Transcribe the listing verbatim. Do not carry over any pictures.

STORED DATA:
┄┄┄┄┄┄┄┄┄┄┄┄┄┄┄┄┄┄┄┄
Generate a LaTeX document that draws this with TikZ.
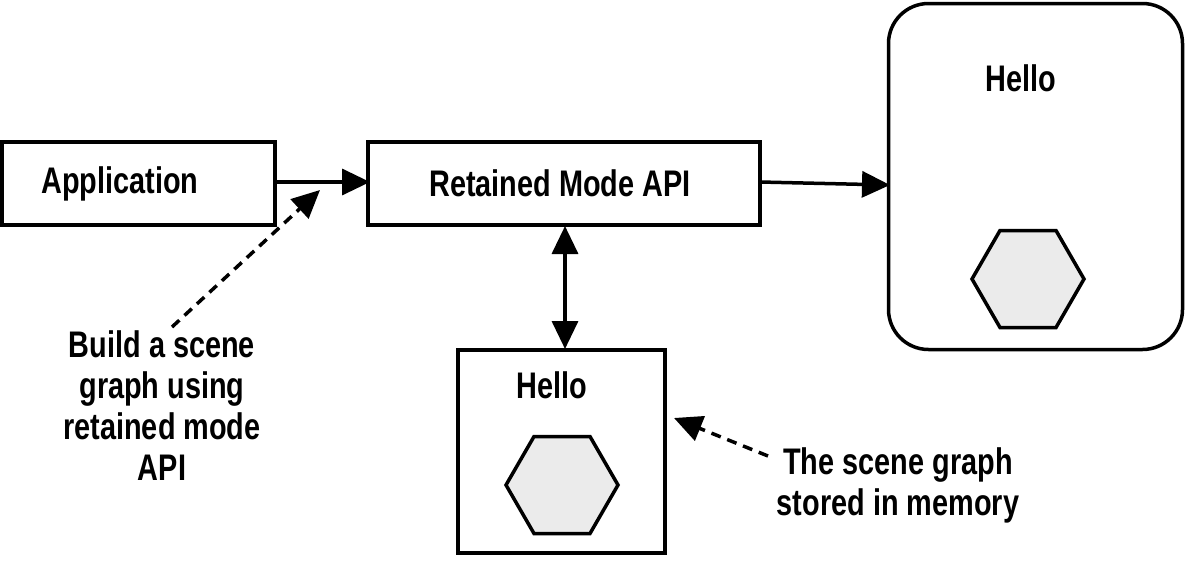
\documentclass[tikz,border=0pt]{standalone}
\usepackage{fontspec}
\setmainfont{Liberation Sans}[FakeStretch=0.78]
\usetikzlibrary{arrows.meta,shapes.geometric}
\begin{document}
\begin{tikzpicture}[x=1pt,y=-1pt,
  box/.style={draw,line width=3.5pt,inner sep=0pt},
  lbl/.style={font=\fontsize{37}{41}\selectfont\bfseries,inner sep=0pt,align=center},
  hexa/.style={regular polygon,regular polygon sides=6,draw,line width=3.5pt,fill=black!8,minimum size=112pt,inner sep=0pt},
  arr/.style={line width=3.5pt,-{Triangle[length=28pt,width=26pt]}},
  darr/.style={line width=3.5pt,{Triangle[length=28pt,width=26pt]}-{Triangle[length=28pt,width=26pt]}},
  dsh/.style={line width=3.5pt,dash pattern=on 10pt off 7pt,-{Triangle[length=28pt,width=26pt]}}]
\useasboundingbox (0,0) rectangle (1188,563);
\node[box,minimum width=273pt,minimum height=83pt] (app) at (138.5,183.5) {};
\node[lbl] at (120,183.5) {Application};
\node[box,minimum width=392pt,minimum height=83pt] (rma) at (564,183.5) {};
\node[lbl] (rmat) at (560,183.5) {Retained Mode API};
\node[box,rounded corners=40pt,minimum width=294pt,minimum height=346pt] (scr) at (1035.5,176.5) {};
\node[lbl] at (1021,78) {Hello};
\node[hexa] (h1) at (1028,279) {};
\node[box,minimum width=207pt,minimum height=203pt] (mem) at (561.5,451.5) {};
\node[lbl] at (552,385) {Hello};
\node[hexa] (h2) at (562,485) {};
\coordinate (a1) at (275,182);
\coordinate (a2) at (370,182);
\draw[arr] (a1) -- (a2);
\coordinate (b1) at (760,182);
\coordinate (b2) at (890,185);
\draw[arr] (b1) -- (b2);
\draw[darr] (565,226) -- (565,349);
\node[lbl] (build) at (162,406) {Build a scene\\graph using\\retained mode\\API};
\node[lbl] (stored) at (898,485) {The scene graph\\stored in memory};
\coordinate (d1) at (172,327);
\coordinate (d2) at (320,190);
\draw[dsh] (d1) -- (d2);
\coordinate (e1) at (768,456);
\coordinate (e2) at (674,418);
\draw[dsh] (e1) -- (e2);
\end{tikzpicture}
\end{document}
┄┄┄┄┄┄┄┄┄┄┄┄┄┄┄┄┄┄┄┄
THE RESPONSE:
Generate a LaTeX document that draws this with TikZ.
\documentclass[tikz,border=0pt]{standalone}
\usepackage{fontspec}
\setmainfont{Liberation Sans}[FakeStretch=0.78]
\usetikzlibrary{arrows.meta,shapes.geometric}
\begin{document}
\begin{tikzpicture}[x=1pt,y=-1pt,
  box/.style={draw,line width=3.5pt,inner sep=0pt},
  lbl/.style={font=\fontsize{37}{41}\selectfont\bfseries,inner sep=0pt,align=center},
  hexa/.style={regular polygon,regular polygon sides=6,draw,line width=3.5pt,fill=black!8,minimum size=112pt,inner sep=0pt},
  arr/.style={line width=3.5pt,-{Triangle[length=28pt,width=26pt]}},
  darr/.style={line width=3.5pt,{Triangle[length=28pt,width=26pt]}-{Triangle[length=28pt,width=26pt]}},
  dsh/.style={line width=3.5pt,dash pattern=on 10pt off 7pt,-{Triangle[length=28pt,width=26pt]}}]
\useasboundingbox (0,0) rectangle (1188,563);
\node[box,minimum width=273pt,minimum height=83pt] (app) at (138.5,183.5) {};
\node[lbl] at (120,183.5) {Application};
\node[box,minimum width=392pt,minimum height=83pt] (rma) at (564,183.5) {};
\node[lbl] (rmat) at (560,183.5) {Retained Mode API};
\node[box,rounded corners=40pt,minimum width=294pt,minimum height=346pt] (scr) at (1035.5,176.5) {};
\node[lbl] at (1021,78) {Hello};
\node[hexa] (h1) at (1028,279) {};
\node[box,minimum width=207pt,minimum height=203pt] (mem) at (561.5,451.5) {};
\node[lbl] at (552,385) {Hello};
\node[hexa] (h2) at (562,485) {};
\coordinate (a1) at (275,182);
\coordinate (a2) at (370,182);
\draw[arr] (a1) -- (a2);
\coordinate (b1) at (760,182);
\coordinate (b2) at (890,185);
\draw[arr] (b1) -- (b2);
\draw[darr] (565,226) -- (565,349);
\node[lbl] (build) at (162,406) {Build a scene\\graph using\\retained mode\\API};
\node[lbl] (stored) at (898,485) {The scene graph\\stored in memory};
\coordinate (d1) at (172,327);
\coordinate (d2) at (320,190);
\draw[dsh] (d1) -- (d2);
\coordinate (e1) at (768,456);
\coordinate (e2) at (674,418);
\draw[dsh] (e1) -- (e2);
\end{tikzpicture}
\end{document}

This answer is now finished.